— Start of INFORMATION PROVIDED —

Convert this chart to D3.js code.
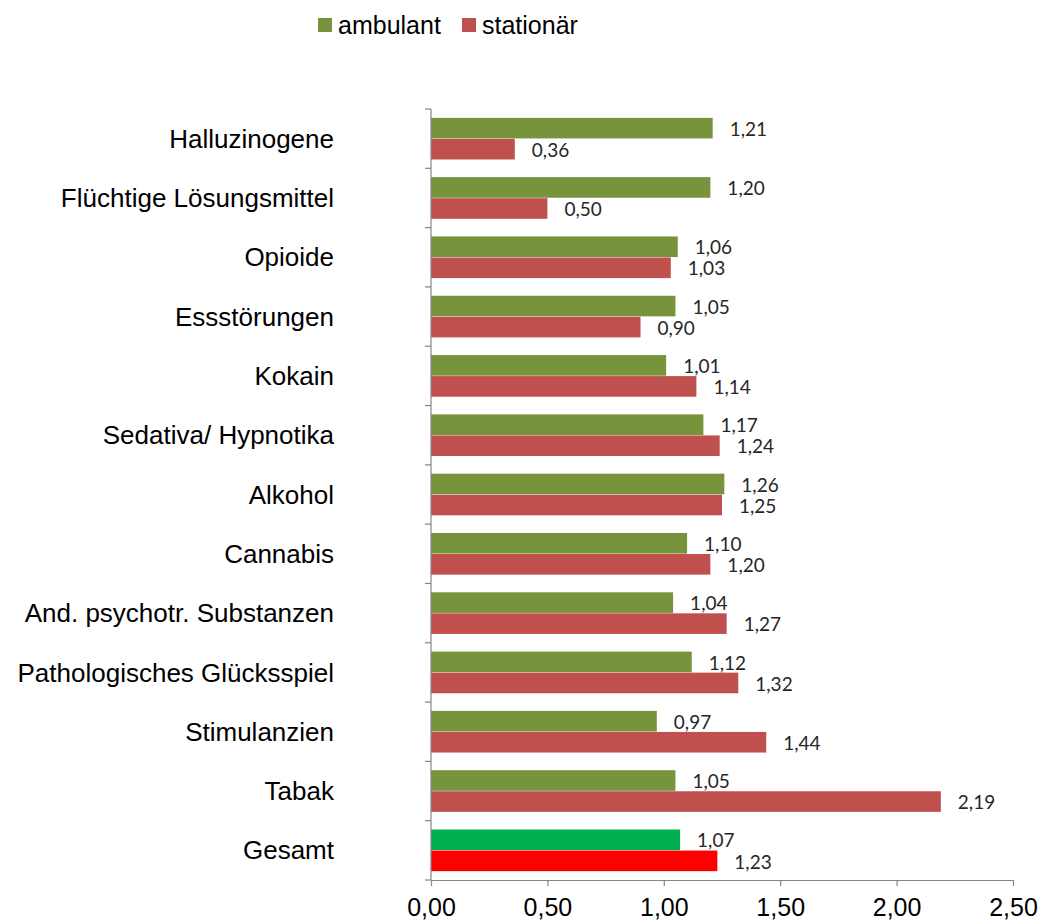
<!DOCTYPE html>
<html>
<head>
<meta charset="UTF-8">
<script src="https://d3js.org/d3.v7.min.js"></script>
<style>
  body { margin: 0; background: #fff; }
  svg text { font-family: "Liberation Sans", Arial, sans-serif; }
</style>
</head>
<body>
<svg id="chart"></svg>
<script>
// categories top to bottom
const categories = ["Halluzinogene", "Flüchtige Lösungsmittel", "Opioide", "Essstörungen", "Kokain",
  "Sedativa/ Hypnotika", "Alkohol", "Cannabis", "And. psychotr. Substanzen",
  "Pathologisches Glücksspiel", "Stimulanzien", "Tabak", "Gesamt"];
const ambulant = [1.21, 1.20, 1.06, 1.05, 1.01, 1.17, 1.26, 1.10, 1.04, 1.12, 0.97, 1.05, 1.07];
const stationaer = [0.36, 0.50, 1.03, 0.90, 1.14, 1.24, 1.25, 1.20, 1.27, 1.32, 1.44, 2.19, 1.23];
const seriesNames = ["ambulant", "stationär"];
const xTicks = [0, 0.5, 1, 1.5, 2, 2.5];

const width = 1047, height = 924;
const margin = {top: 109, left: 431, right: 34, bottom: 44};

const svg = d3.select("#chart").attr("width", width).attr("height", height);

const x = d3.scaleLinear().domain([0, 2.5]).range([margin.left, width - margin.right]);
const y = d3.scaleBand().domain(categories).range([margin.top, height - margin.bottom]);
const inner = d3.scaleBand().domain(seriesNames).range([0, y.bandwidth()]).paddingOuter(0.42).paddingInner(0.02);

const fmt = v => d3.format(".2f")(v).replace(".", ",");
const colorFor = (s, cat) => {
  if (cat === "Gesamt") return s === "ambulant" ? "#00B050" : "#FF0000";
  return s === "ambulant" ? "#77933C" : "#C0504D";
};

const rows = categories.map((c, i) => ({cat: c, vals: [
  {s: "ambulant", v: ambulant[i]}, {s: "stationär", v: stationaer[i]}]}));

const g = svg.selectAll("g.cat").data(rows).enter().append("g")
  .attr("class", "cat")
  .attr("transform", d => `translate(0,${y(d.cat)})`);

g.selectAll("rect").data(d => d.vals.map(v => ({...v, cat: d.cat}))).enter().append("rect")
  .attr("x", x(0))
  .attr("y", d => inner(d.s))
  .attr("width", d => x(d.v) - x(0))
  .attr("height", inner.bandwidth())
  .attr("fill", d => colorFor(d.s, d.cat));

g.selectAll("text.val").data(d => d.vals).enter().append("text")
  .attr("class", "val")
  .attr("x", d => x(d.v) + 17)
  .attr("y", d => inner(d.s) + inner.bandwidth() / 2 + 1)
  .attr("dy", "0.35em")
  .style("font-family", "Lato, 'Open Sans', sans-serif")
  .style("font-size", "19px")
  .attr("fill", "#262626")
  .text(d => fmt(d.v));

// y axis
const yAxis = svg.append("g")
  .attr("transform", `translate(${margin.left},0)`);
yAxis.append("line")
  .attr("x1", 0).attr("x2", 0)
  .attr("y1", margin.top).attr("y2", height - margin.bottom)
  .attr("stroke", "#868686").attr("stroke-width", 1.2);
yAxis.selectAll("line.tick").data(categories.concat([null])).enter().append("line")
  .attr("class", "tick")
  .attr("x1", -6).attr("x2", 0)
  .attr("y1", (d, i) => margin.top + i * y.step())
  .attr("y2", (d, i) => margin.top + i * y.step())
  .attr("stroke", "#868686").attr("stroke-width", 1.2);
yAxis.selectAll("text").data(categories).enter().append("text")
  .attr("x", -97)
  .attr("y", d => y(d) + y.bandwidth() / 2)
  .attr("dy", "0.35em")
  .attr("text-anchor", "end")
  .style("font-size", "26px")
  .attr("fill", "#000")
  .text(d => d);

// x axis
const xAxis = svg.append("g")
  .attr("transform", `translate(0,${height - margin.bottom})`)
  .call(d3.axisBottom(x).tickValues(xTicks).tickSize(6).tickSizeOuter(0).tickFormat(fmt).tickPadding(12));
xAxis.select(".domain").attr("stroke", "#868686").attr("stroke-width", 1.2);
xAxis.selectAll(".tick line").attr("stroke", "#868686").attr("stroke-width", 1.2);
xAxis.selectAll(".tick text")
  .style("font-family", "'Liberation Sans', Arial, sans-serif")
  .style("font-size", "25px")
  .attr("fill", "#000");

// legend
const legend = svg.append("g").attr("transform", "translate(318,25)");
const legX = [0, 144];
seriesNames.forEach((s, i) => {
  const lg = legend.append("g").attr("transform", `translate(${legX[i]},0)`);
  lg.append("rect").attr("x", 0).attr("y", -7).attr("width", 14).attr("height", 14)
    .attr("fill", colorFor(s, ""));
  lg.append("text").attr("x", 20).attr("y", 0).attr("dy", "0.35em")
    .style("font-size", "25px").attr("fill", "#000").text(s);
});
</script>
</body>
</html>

— End of INFORMATION PROVIDED —

### GIVEN PROBLEM
Repeat the material above in full and unchanged, minus its images.

### RESPONSE TO THIS EXERCISE
Convert this chart to D3.js code.
<!DOCTYPE html>
<html>
<head>
<meta charset="UTF-8">
<script src="https://d3js.org/d3.v7.min.js"></script>
<style>
  body { margin: 0; background: #fff; }
  svg text { font-family: "Liberation Sans", Arial, sans-serif; }
</style>
</head>
<body>
<svg id="chart"></svg>
<script>
// categories top to bottom
const categories = ["Halluzinogene", "Flüchtige Lösungsmittel", "Opioide", "Essstörungen", "Kokain",
  "Sedativa/ Hypnotika", "Alkohol", "Cannabis", "And. psychotr. Substanzen",
  "Pathologisches Glücksspiel", "Stimulanzien", "Tabak", "Gesamt"];
const ambulant = [1.21, 1.20, 1.06, 1.05, 1.01, 1.17, 1.26, 1.10, 1.04, 1.12, 0.97, 1.05, 1.07];
const stationaer = [0.36, 0.50, 1.03, 0.90, 1.14, 1.24, 1.25, 1.20, 1.27, 1.32, 1.44, 2.19, 1.23];
const seriesNames = ["ambulant", "stationär"];
const xTicks = [0, 0.5, 1, 1.5, 2, 2.5];

const width = 1047, height = 924;
const margin = {top: 109, left: 431, right: 34, bottom: 44};

const svg = d3.select("#chart").attr("width", width).attr("height", height);

const x = d3.scaleLinear().domain([0, 2.5]).range([margin.left, width - margin.right]);
const y = d3.scaleBand().domain(categories).range([margin.top, height - margin.bottom]);
const inner = d3.scaleBand().domain(seriesNames).range([0, y.bandwidth()]).paddingOuter(0.42).paddingInner(0.02);

const fmt = v => d3.format(".2f")(v).replace(".", ",");
const colorFor = (s, cat) => {
  if (cat === "Gesamt") return s === "ambulant" ? "#00B050" : "#FF0000";
  return s === "ambulant" ? "#77933C" : "#C0504D";
};

const rows = categories.map((c, i) => ({cat: c, vals: [
  {s: "ambulant", v: ambulant[i]}, {s: "stationär", v: stationaer[i]}]}));

const g = svg.selectAll("g.cat").data(rows).enter().append("g")
  .attr("class", "cat")
  .attr("transform", d => `translate(0,${y(d.cat)})`);

g.selectAll("rect").data(d => d.vals.map(v => ({...v, cat: d.cat}))).enter().append("rect")
  .attr("x", x(0))
  .attr("y", d => inner(d.s))
  .attr("width", d => x(d.v) - x(0))
  .attr("height", inner.bandwidth())
  .attr("fill", d => colorFor(d.s, d.cat));

g.selectAll("text.val").data(d => d.vals).enter().append("text")
  .attr("class", "val")
  .attr("x", d => x(d.v) + 17)
  .attr("y", d => inner(d.s) + inner.bandwidth() / 2 + 1)
  .attr("dy", "0.35em")
  .style("font-family", "Lato, 'Open Sans', sans-serif")
  .style("font-size", "19px")
  .attr("fill", "#262626")
  .text(d => fmt(d.v));

// y axis
const yAxis = svg.append("g")
  .attr("transform", `translate(${margin.left},0)`);
yAxis.append("line")
  .attr("x1", 0).attr("x2", 0)
  .attr("y1", margin.top).attr("y2", height - margin.bottom)
  .attr("stroke", "#868686").attr("stroke-width", 1.2);
yAxis.selectAll("line.tick").data(categories.concat([null])).enter().append("line")
  .attr("class", "tick")
  .attr("x1", -6).attr("x2", 0)
  .attr("y1", (d, i) => margin.top + i * y.step())
  .attr("y2", (d, i) => margin.top + i * y.step())
  .attr("stroke", "#868686").attr("stroke-width", 1.2);
yAxis.selectAll("text").data(categories).enter().append("text")
  .attr("x", -97)
  .attr("y", d => y(d) + y.bandwidth() / 2)
  .attr("dy", "0.35em")
  .attr("text-anchor", "end")
  .style("font-size", "26px")
  .attr("fill", "#000")
  .text(d => d);

// x axis
const xAxis = svg.append("g")
  .attr("transform", `translate(0,${height - margin.bottom})`)
  .call(d3.axisBottom(x).tickValues(xTicks).tickSize(6).tickSizeOuter(0).tickFormat(fmt).tickPadding(12));
xAxis.select(".domain").attr("stroke", "#868686").attr("stroke-width", 1.2);
xAxis.selectAll(".tick line").attr("stroke", "#868686").attr("stroke-width", 1.2);
xAxis.selectAll(".tick text")
  .style("font-family", "'Liberation Sans', Arial, sans-serif")
  .style("font-size", "25px")
  .attr("fill", "#000");

// legend
const legend = svg.append("g").attr("transform", "translate(318,25)");
const legX = [0, 144];
seriesNames.forEach((s, i) => {
  const lg = legend.append("g").attr("transform", `translate(${legX[i]},0)`);
  lg.append("rect").attr("x", 0).attr("y", -7).attr("width", 14).attr("height", 14)
    .attr("fill", colorFor(s, ""));
  lg.append("text").attr("x", 20).attr("y", 0).attr("dy", "0.35em")
    .style("font-size", "25px").attr("fill", "#000").text(s);
});
</script>
</body>
</html>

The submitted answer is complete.